◆ What you should do
Repeat the listing exactly as given, omitting every image.

◆ Given data

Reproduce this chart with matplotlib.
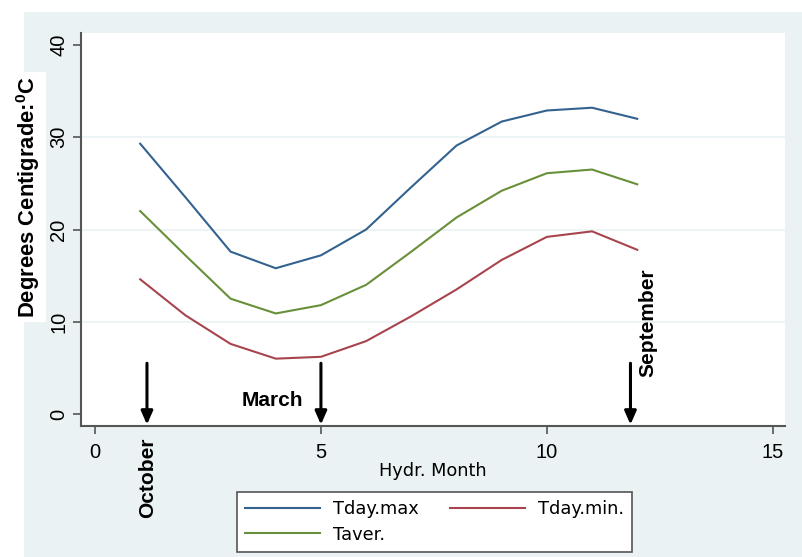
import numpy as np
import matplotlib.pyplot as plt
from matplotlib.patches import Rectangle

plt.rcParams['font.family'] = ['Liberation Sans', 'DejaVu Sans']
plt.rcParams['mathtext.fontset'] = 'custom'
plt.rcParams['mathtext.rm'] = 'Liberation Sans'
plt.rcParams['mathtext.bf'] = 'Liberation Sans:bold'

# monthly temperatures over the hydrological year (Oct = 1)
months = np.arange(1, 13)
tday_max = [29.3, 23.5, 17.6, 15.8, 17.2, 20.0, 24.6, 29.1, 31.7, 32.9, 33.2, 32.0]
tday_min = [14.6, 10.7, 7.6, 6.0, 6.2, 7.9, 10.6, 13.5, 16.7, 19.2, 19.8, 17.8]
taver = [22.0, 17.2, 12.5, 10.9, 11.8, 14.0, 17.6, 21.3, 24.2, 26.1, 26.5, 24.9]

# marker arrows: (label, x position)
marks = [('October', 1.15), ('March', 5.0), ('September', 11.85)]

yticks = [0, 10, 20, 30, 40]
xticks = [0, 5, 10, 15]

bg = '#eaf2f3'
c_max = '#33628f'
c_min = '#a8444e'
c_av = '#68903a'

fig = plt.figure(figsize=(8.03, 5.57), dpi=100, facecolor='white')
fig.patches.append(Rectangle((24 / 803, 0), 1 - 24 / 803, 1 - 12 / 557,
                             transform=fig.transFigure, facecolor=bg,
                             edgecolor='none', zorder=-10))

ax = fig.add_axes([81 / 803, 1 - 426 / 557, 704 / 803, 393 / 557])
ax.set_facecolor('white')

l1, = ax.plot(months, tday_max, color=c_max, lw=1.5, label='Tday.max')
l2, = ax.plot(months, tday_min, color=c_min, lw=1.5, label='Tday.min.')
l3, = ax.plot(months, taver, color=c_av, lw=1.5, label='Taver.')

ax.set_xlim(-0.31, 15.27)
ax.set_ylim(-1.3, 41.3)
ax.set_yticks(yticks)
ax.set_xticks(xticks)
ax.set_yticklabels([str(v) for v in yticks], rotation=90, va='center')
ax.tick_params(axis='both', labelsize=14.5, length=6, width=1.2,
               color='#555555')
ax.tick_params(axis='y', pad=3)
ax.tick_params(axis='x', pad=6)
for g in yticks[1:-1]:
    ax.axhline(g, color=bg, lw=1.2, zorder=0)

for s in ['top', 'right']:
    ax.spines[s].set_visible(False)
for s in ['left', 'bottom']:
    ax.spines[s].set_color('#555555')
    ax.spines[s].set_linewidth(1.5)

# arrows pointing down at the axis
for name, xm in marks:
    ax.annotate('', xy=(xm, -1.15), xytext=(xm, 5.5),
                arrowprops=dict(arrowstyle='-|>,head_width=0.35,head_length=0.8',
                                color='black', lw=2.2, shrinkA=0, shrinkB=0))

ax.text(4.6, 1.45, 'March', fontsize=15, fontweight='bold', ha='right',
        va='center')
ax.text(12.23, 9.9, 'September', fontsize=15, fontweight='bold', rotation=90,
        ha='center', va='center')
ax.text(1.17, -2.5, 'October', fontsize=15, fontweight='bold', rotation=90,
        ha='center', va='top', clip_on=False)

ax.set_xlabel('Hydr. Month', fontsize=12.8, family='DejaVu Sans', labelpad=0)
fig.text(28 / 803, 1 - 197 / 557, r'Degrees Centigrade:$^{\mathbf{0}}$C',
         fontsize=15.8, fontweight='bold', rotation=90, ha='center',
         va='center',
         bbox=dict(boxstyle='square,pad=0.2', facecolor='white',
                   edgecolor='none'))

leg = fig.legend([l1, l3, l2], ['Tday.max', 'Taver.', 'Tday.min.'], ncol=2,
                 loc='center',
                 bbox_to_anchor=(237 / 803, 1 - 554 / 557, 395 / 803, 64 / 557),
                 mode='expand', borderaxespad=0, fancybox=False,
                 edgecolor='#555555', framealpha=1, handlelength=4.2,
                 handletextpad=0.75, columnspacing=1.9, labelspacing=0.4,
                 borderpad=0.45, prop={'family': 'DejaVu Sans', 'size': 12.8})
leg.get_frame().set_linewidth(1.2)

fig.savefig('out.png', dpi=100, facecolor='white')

◆ Full output
Reproduce this chart with matplotlib.
import numpy as np
import matplotlib.pyplot as plt
from matplotlib.patches import Rectangle

plt.rcParams['font.family'] = ['Liberation Sans', 'DejaVu Sans']
plt.rcParams['mathtext.fontset'] = 'custom'
plt.rcParams['mathtext.rm'] = 'Liberation Sans'
plt.rcParams['mathtext.bf'] = 'Liberation Sans:bold'

# monthly temperatures over the hydrological year (Oct = 1)
months = np.arange(1, 13)
tday_max = [29.3, 23.5, 17.6, 15.8, 17.2, 20.0, 24.6, 29.1, 31.7, 32.9, 33.2, 32.0]
tday_min = [14.6, 10.7, 7.6, 6.0, 6.2, 7.9, 10.6, 13.5, 16.7, 19.2, 19.8, 17.8]
taver = [22.0, 17.2, 12.5, 10.9, 11.8, 14.0, 17.6, 21.3, 24.2, 26.1, 26.5, 24.9]

# marker arrows: (label, x position)
marks = [('October', 1.15), ('March', 5.0), ('September', 11.85)]

yticks = [0, 10, 20, 30, 40]
xticks = [0, 5, 10, 15]

bg = '#eaf2f3'
c_max = '#33628f'
c_min = '#a8444e'
c_av = '#68903a'

fig = plt.figure(figsize=(8.03, 5.57), dpi=100, facecolor='white')
fig.patches.append(Rectangle((24 / 803, 0), 1 - 24 / 803, 1 - 12 / 557,
                             transform=fig.transFigure, facecolor=bg,
                             edgecolor='none', zorder=-10))

ax = fig.add_axes([81 / 803, 1 - 426 / 557, 704 / 803, 393 / 557])
ax.set_facecolor('white')

l1, = ax.plot(months, tday_max, color=c_max, lw=1.5, label='Tday.max')
l2, = ax.plot(months, tday_min, color=c_min, lw=1.5, label='Tday.min.')
l3, = ax.plot(months, taver, color=c_av, lw=1.5, label='Taver.')

ax.set_xlim(-0.31, 15.27)
ax.set_ylim(-1.3, 41.3)
ax.set_yticks(yticks)
ax.set_xticks(xticks)
ax.set_yticklabels([str(v) for v in yticks], rotation=90, va='center')
ax.tick_params(axis='both', labelsize=14.5, length=6, width=1.2,
               color='#555555')
ax.tick_params(axis='y', pad=3)
ax.tick_params(axis='x', pad=6)
for g in yticks[1:-1]:
    ax.axhline(g, color=bg, lw=1.2, zorder=0)

for s in ['top', 'right']:
    ax.spines[s].set_visible(False)
for s in ['left', 'bottom']:
    ax.spines[s].set_color('#555555')
    ax.spines[s].set_linewidth(1.5)

# arrows pointing down at the axis
for name, xm in marks:
    ax.annotate('', xy=(xm, -1.15), xytext=(xm, 5.5),
                arrowprops=dict(arrowstyle='-|>,head_width=0.35,head_length=0.8',
                                color='black', lw=2.2, shrinkA=0, shrinkB=0))

ax.text(4.6, 1.45, 'March', fontsize=15, fontweight='bold', ha='right',
        va='center')
ax.text(12.23, 9.9, 'September', fontsize=15, fontweight='bold', rotation=90,
        ha='center', va='center')
ax.text(1.17, -2.5, 'October', fontsize=15, fontweight='bold', rotation=90,
        ha='center', va='top', clip_on=False)

ax.set_xlabel('Hydr. Month', fontsize=12.8, family='DejaVu Sans', labelpad=0)
fig.text(28 / 803, 1 - 197 / 557, r'Degrees Centigrade:$^{\mathbf{0}}$C',
         fontsize=15.8, fontweight='bold', rotation=90, ha='center',
         va='center',
         bbox=dict(boxstyle='square,pad=0.2', facecolor='white',
                   edgecolor='none'))

leg = fig.legend([l1, l3, l2], ['Tday.max', 'Taver.', 'Tday.min.'], ncol=2,
                 loc='center',
                 bbox_to_anchor=(237 / 803, 1 - 554 / 557, 395 / 803, 64 / 557),
                 mode='expand', borderaxespad=0, fancybox=False,
                 edgecolor='#555555', framealpha=1, handlelength=4.2,
                 handletextpad=0.75, columnspacing=1.9, labelspacing=0.4,
                 borderpad=0.45, prop={'family': 'DejaVu Sans', 'size': 12.8})
leg.get_frame().set_linewidth(1.2)

fig.savefig('out.png', dpi=100, facecolor='white')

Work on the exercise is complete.